▶ GIVEN ENTRIES:

---+---

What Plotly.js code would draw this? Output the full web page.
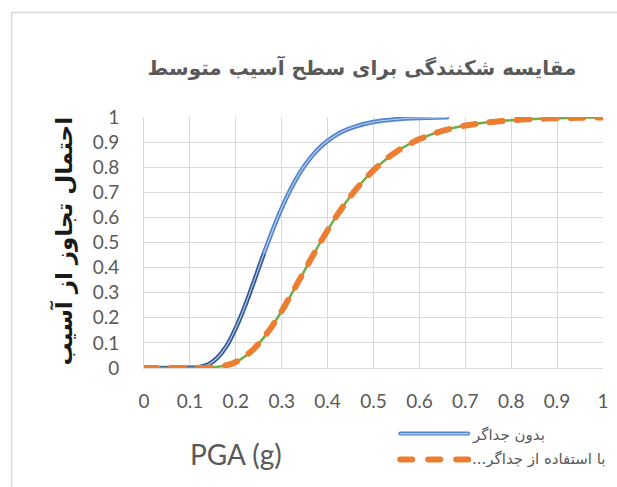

---+---

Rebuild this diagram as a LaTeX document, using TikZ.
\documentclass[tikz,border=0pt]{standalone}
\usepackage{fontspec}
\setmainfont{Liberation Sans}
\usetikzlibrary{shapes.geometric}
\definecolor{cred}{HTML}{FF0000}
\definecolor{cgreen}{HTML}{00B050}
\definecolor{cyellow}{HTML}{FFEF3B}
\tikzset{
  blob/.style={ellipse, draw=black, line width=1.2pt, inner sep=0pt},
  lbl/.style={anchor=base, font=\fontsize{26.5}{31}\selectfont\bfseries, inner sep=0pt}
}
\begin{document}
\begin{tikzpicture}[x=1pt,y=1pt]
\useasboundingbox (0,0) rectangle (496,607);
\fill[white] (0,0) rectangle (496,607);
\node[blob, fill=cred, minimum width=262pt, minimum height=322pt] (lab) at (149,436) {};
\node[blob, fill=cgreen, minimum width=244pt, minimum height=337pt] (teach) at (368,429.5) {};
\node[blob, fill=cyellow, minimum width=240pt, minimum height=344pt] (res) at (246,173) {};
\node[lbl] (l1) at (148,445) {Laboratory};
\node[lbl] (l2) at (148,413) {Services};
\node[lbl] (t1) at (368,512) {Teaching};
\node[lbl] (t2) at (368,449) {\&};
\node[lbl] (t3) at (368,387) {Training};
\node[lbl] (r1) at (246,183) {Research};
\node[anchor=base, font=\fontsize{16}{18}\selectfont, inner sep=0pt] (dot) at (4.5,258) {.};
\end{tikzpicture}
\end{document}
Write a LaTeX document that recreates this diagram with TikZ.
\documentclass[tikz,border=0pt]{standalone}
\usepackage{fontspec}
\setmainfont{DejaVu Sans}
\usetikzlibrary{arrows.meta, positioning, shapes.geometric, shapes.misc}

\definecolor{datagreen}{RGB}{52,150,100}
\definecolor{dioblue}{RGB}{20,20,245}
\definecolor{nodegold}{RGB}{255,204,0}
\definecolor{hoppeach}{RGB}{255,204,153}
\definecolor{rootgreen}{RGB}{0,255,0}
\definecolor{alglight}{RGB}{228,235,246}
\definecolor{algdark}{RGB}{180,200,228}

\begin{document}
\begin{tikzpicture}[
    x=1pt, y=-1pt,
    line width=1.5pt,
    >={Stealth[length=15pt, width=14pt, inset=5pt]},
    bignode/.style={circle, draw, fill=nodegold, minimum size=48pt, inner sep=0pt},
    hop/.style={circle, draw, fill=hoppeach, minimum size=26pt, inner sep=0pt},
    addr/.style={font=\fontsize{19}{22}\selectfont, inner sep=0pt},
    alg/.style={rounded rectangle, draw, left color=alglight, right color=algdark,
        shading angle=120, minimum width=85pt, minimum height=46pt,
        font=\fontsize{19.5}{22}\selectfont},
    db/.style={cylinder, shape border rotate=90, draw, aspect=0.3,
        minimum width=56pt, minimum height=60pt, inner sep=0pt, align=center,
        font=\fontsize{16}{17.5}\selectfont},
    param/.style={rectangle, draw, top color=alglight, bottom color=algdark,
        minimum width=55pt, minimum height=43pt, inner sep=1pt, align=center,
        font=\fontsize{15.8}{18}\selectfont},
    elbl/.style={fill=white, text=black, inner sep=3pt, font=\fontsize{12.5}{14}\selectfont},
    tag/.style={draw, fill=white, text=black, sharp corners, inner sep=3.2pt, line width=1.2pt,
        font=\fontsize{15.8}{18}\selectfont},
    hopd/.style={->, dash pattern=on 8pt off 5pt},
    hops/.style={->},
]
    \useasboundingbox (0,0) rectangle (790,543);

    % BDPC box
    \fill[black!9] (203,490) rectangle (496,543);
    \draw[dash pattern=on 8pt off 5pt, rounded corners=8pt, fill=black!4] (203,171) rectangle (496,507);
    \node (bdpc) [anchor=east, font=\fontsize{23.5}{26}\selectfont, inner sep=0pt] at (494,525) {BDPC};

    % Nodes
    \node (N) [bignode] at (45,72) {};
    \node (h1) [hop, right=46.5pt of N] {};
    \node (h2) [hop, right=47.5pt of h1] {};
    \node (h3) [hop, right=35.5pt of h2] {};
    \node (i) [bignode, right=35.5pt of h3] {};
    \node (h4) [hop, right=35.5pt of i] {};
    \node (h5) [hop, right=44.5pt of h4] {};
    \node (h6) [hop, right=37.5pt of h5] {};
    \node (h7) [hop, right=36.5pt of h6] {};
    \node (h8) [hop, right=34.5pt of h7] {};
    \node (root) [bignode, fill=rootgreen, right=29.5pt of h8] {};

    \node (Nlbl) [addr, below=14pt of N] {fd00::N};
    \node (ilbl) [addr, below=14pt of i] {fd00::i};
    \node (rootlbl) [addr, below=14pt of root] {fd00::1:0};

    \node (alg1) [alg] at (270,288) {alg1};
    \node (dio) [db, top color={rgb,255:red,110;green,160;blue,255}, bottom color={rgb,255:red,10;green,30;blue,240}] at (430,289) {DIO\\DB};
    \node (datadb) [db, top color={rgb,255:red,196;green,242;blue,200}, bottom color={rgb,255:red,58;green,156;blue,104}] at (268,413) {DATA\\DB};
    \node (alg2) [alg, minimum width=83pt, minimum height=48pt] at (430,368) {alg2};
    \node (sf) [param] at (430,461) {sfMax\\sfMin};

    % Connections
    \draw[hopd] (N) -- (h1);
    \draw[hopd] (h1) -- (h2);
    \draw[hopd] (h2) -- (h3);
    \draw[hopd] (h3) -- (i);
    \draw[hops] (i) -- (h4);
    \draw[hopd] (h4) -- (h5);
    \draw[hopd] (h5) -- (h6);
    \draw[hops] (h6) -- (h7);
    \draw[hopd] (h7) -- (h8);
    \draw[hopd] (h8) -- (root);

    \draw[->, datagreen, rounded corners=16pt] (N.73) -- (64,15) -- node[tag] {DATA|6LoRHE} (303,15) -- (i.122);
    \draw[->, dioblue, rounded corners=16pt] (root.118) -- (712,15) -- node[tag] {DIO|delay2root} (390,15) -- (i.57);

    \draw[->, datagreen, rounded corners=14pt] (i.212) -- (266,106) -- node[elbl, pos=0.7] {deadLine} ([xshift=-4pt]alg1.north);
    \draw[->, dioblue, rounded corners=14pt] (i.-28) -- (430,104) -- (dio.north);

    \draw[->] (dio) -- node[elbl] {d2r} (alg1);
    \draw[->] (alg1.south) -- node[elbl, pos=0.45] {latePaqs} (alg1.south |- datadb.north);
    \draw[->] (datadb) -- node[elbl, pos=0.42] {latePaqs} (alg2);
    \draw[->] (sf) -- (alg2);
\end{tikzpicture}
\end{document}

---+---

▶ PROBLEM:
Note how many lines of the material contain the string "diagram". Then report that number by itself.

▶ RIGHT ANSWER:
2